In Houston, for example, the Chronicle's "Sci-Guy" column on Aug. 14 essentially said Obama was lying to the JPL leaders when he belatedly called to "congratulate" them Aug. 13. "To recap: No money for a Mars sample return mission. No money for a Jupiter-Europa orbiter. No money for the kinds of stuff that really stimulates curiosity in the public imagination. No money for the kinds of missions that would have the capability to find life elsewhere in the solar system.... If the President is going to give NASA's finest a commitment to protect these kinds of critical investments in planetary science, he ought to have a budget that backs that up." Author Eric Berger charts Obama's planetary science budget cuts, from $1.5 billion in FY2012 to $1.2 billion in the FY2013 request, to $1.1 billion in the FY2014 request, cutting "discovery" missions to every 5 years, "new frontiers" missions to every 6 years, and cutting out "flagship" missions like Curiosity entirely.

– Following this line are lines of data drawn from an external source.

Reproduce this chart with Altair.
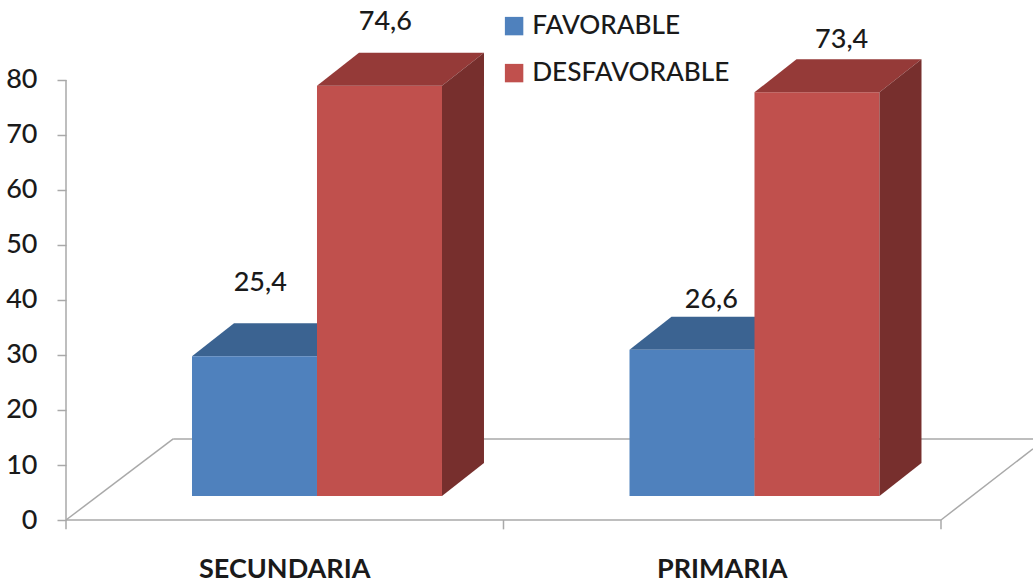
import altair as alt
import pandas as pd

# Survey results per school level
categories = ["SECUNDARIA", "PRIMARIA"]
favorable = [25.4, 26.6]
desfavorable = [74.6, 73.4]
series_names = ["FAVORABLE", "DESFAVORABLE"]
value_labels = ["25,4", "74,6", "26,6", "73,4"]

# Drawing styles
FONT = "Lato"
INK = "#1a1a1a"
AXIS_GREY = "#a9a9a9"
FRONT = ["#4F81BD", "#C0504D"]
TOP = ["#3B6391", "#953A38"]
SIDE = ["#345680", "#772F2D"]

# Pseudo-3D geometry, in axis units: x counts category slots, y counts values
BASE = 4.36          # height at which the front of a bar rests
BAR_W = 0.2857
GAP = 0.2880         # distance from a slot's left edge to its first bar
DEPTH_X = 0.096
DEPTH_Y = 6.0
FLOOR_X = 0.245
FLOOR_Y = 14.75
X_MAX = 2.2103
Y_MAX = 94.545
Y_MIN = -11.818

x_scale = alt.Scale(domain=[0, X_MAX], nice=False, zero=False)
y_scale = alt.Scale(domain=[Y_MIN, Y_MAX], nice=False, zero=False)

# The value axis is shared by every layer
y_axis = alt.Axis(
    values=list(range(0, 90, 10)),
    title=None,
    domain=False,
    grid=False,
    tickColor=AXIS_GREY,
    tickWidth=1.5,
    tickSize=9,
    labelFont=FONT,
    labelFontSize=27,
    labelFontWeight=500,
    labelColor=INK,
    labelPadding=20,
)

# One row per bar
bars = []
for slot, cat in enumerate(categories):
    for pos, (name, vals) in enumerate(zip(series_names, [favorable, desfavorable])):
        left = slot + GAP + pos * BAR_W
        bars.append(dict(bar=f"{cat}-{name}", series=name, pos=pos, value=vals[slot],
                         left=left, right=left + BAR_W, base=BASE, top=BASE + vals[slot]))
bars = pd.DataFrame(bars)


def top_face(df):
    rows = []
    for r in df.itertuples():
        rows.append(dict(bar=r.bar, y=r.top, x=r.left, x2=r.right))
        rows.append(dict(bar=r.bar, y=r.top + DEPTH_Y, x=r.left + DEPTH_X, x2=r.right + DEPTH_X))
    return pd.DataFrame(rows)


def side_face(df):
    rows = []
    for r in df.itertuples():
        rows.append(dict(bar=r.bar, x=r.right, y=r.base, y2=r.top))
        rows.append(dict(bar=r.bar, x=r.right + DEPTH_X, y=r.base + DEPTH_Y, y2=r.top + DEPTH_Y))
    return pd.DataFrame(rows)


def top_layer(pos):
    return alt.Chart(top_face(bars[bars.pos == pos])).mark_area(
        orient="horizontal", color=TOP[pos], opacity=1
    ).encode(
        y=alt.Y("y:Q", scale=y_scale, axis=y_axis),
        x=alt.X("x:Q", scale=x_scale, axis=None),
        x2="x2:Q",
        detail="bar:N",
    )


def side_layer(pos):
    return alt.Chart(side_face(bars[bars.pos == pos])).mark_area(
        orient="vertical", color=SIDE[pos], opacity=1
    ).encode(
        x=alt.X("x:Q", scale=x_scale, axis=None),
        y=alt.Y("y:Q", scale=y_scale, axis=y_axis),
        y2="y2:Q",
        detail="bar:N",
    )


# Chart floor, vertical axis line and the ticks under the horizontal axis
lines = pd.DataFrame(
    [
        dict(x=0, x2=2, y=0, y2=0),
        dict(x=0, x2=0, y=0, y2=80),
        dict(x=0, x2=FLOOR_X, y=0, y2=FLOOR_Y),
        dict(x=FLOOR_X, x2=X_MAX, y=FLOOR_Y, y2=FLOOR_Y),
        dict(x=2, x2=X_MAX, y=0, y2=FLOOR_Y - 1.8),
        dict(x=0, x2=0, y=0, y2=-1.7),
        dict(x=1, x2=1, y=0, y2=-1.7),
        dict(x=2, x2=2, y=0, y2=-1.7),
    ]
)
line_layer = alt.Chart(lines).mark_rule(color=AXIS_GREY, strokeWidth=1.5).encode(
    x=alt.X("x:Q", scale=x_scale, axis=None),
    x2="x2:Q",
    y=alt.Y("y:Q", scale=y_scale, axis=y_axis),
    y2="y2:Q",
)

# Front faces carry the colour legend
front_layer = alt.Chart(bars).mark_rect(opacity=1).encode(
    x=alt.X("left:Q", scale=x_scale, axis=None),
    x2="right:Q",
    y=alt.Y("base:Q", scale=y_scale, axis=y_axis),
    y2="top:Q",
    color=alt.Color(
        "series:N",
        scale=alt.Scale(domain=series_names, range=FRONT),
        sort=series_names,
        legend=alt.Legend(
            title=None,
            orient="none",
            legendX=435,
            legendY=13,
            symbolType="square",
            symbolSize=340,
            symbolStrokeWidth=0,
            symbolOpacity=1,
            labelFont=FONT,
            labelFontSize=26.2,
            labelFontWeight=500,
            labelColor=INK,
            labelOffset=5,
            rowPadding=20,
            labelLimit=400,
        ),
    ),
)

# Value labels sit at hand-picked heights above each bar
label_x = [0.444, 0.730, 1.475, 1.773]
label_y = [43.0, 90.5, 40.0, 87.2]
value_text = pd.DataFrame(dict(x=label_x, y=label_y, text=value_labels))
value_layer = alt.Chart(value_text).mark_text(
    font=FONT, fontSize=27, fontWeight=500, color=INK, align="center", baseline="middle"
).encode(
    x=alt.X("x:Q", scale=x_scale, axis=None),
    y=alt.Y("y:Q", scale=y_scale, axis=y_axis),
    text="text:N",
)

cat_text = pd.DataFrame(dict(x=[0.5, 1.5], y=[-9.1, -9.1], text=categories))
cat_layer = alt.Chart(cat_text).mark_text(
    font=FONT, fontSize=27, fontWeight="bold", color=INK, align="center", baseline="middle"
).encode(
    x=alt.X("x:Q", scale=x_scale, axis=None),
    y=alt.Y("y:Q", scale=y_scale, axis=y_axis),
    text="text:N",
)

chart = (
    alt.layer(
        line_layer,
        top_layer(0),
        side_layer(0),
        front_layer,
        top_layer(1),
        side_layer(1),
        value_layer,
        cat_layer,
    )
    .properties(
        width=967,
        height=585,
        padding={"left": 66, "top": 0, "right": 0, "bottom": 0},
        autosize=alt.AutoSizeParams(type="none"),
        background="white",
    )
    .configure_view(stroke=None)
)

chart.save("out.html", embed_options={"renderer": "svg", "actions": False})
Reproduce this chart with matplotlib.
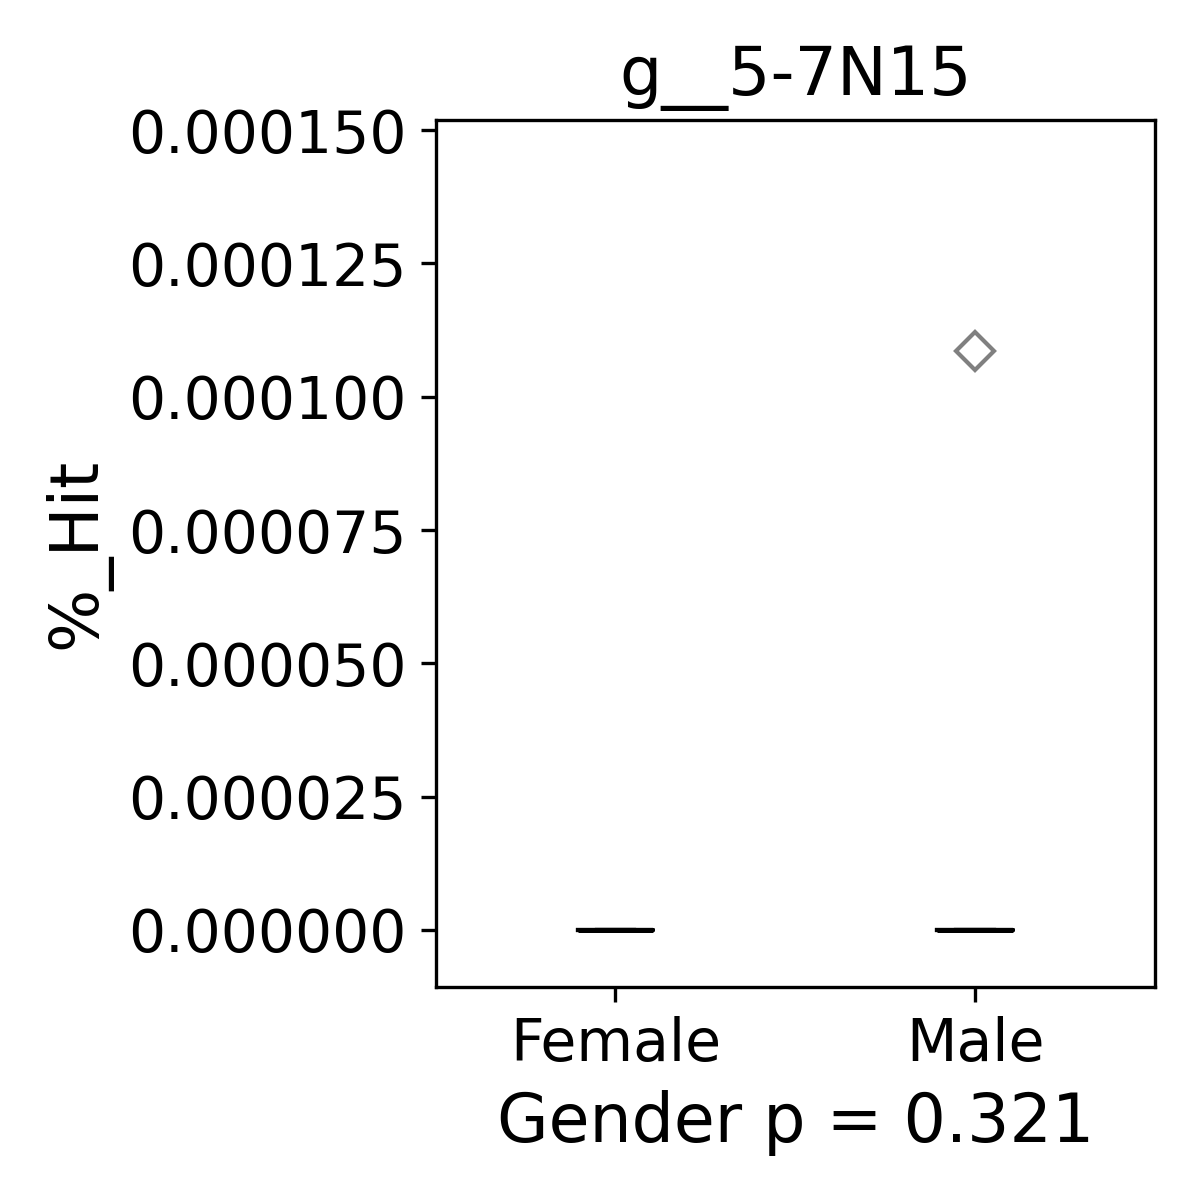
import matplotlib
matplotlib.use("Agg")
import matplotlib.pyplot as plt

groups = ['Female', 'Male']
female_vals = [0.0, 0.0, 0.0, 0.0, 0.0, 0.0]
male_vals = [0.0, 0.0, 0.0, 0.0, 0.0, 0.0, 0.0001085]
title = 'g__5-7N15'
p_value = 0.321

fig = plt.figure(figsize=(4, 4), dpi=300)
ax = fig.add_axes([0.363, 0.1775, 0.5996, 0.7225])

ax.boxplot([female_vals, male_vals], positions=[0, 1], widths=0.21,
           medianprops=dict(color='black', linewidth=1.2),
           boxprops=dict(color='black'),
           whiskerprops=dict(color='black'),
           capprops=dict(color='black'),
           flierprops=dict(marker='D', markersize=6.5, markerfacecolor='none',
                           markeredgecolor='gray', markeredgewidth=1.0))

ax.set_xlim(-0.5, 1.5)
ax.set_ylim(-1.07e-5, 1.519e-4)
ax.set_yticks([0, 0.000025, 0.00005, 0.000075, 0.0001, 0.000125, 0.00015])
ax.set_yticklabels(['%.6f' % v for v in ax.get_yticks()], fontsize=14)
ax.set_xticks([0, 1])
ax.set_xticklabels(groups, fontsize=14)
ax.set_title(title, fontsize=16)
ax.set_ylabel('%_Hit', fontsize=16)
ax.set_xlabel(f'Gender p = {p_value}', fontsize=16)

fig.savefig('out.png', dpi=300)
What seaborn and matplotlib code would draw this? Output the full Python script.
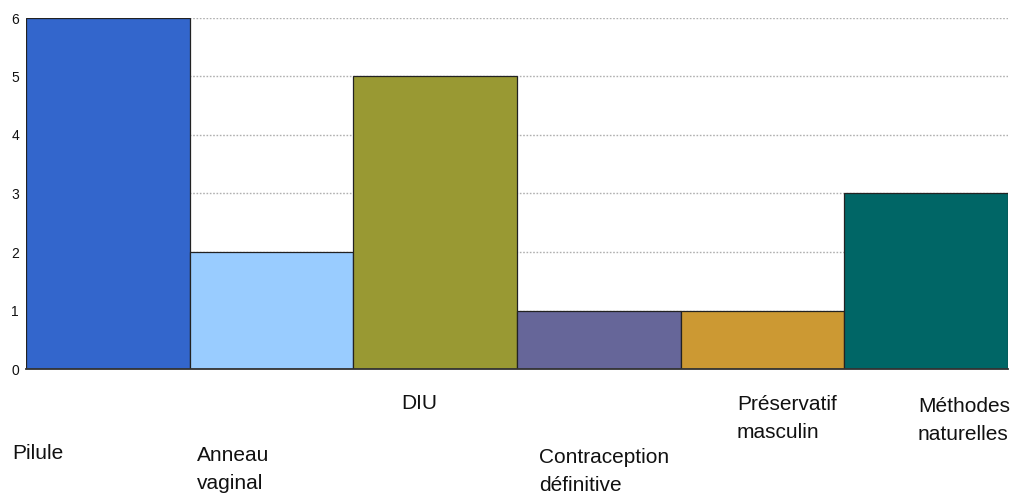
import matplotlib
matplotlib.use("Agg")
import matplotlib.pyplot as plt
import seaborn as sns
import pandas as pd

# Contraceptive methods and counts
methods = ["Pilule", "Anneau\nvaginal", "DIU", "Contraception\ndéfinitive",
           "Préservatif\nmasculin", "Méthodes\nnaturelles"]
counts = [6, 2, 5, 1, 1, 3]
colors = ["#3366CC", "#99CCFF", "#999933", "#666699", "#CC9933", "#006666"]
y_ticks = [0, 1, 2, 3, 4, 5, 6]

sns.set_theme(style="white")
plt.rcParams["font.family"] = ["Liberation Sans", "DejaVu Sans"]

W, H = 1016, 494
fig = plt.figure(figsize=(W / 100, H / 100), dpi=100)
ax = fig.add_axes([26 / W, 1 - 369 / H, (1008 - 26) / W, (369 - 18) / H])

df = pd.DataFrame({"method": methods, "count": counts})
sns.barplot(data=df, x="method", y="count", hue="method", palette=colors,
            width=1.0, dodge=False, legend=False, ax=ax,
            edgecolor="#222222", linewidth=0.9, saturation=1, zorder=2)

ax.set_xlim(-0.5, len(methods) - 0.5)
ax.set_ylim(0, 6)
ax.set_yticks(y_ticks)
ax.set_yticklabels([str(t) for t in y_ticks], fontsize=10, color="#111111")
ax.tick_params(axis="y", length=0, pad=5)
ax.set_xticks([])
ax.set_xlabel("")
ax.set_ylabel("")

# dotted horizontal grid behind the bars
for t in y_ticks[1:]:
    ax.axhline(t, color="#b0b0b0", linestyle=(0, (1.2, 1.2)), linewidth=1.0, zorder=1)

for side in ["top", "right", "left"]:
    ax.spines[side].set_visible(False)
ax.spines["bottom"].set_color("#333333")
ax.spines["bottom"].set_linewidth(1.3)
ax.spines["bottom"].set_zorder(3)

# staggered category labels below the plot (x, last-line baseline in pixels)
label_pos = [(12, 459), (197, 489), (401, 409), (539, 491), (737, 438), (918, 440)]
for name, (px, py) in zip(methods, label_pos):
    fig.text(px / W, 1 - py / H, name, ha="left", va="baseline",
             fontsize=15, color="#111111", linespacing=1.58)

fig.savefig("out.png", dpi=100)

One of the best editorials was in the Gannett Chain's Staunton (VA) News Leader Aug. 14, "Big Risk and Big Reward for America's Curiosity." The long editorial compares Curiosity to the Lewis and Clark Expedition, an expensive and dangerous mission to the unknown — "Educated Americans at that time knew more about the Moon than they did about Montana" — and controversial in Washington. Curiosity is also likened to the building of the Erie Canal, the first railroads, and the Apollo Project, to make the central point: "Taking such big risks is the province of government", not private companies.
The Orlando Sentinel's "On to Mars" editorial today: "If the public can get so excited about an unmanned rover on Mars, imagine the reaction to human footprints on the Red Planet"; is typical of many others.
With so much attention focused on Mars, came the very interesting news on Aug. 12 that UCLA geologist An Yin believes he has satellite photographic confirmation that Mars, like Earth, exhibits plate tectonics — movement of large parts of the planetary crust. The satellites involved include the Mars Reconnaissance Orbiter (MRO), which is also relaying from Curiosity; the orthodoxy has been, that Earth is the only object in our Solar System that exhibits plate tectonics.
An Yin believes that if his findings are borne out, Mars is more likely thereby to have sustained life, because chemical and mineral elements and water are moved around much more quickly through plate tectonics. Just as interesting, if multiple bodies exhibit such tectonics, is the question of a Solar System-wide origin for them, involving events and processes in the Solar System's formation within the galaxy.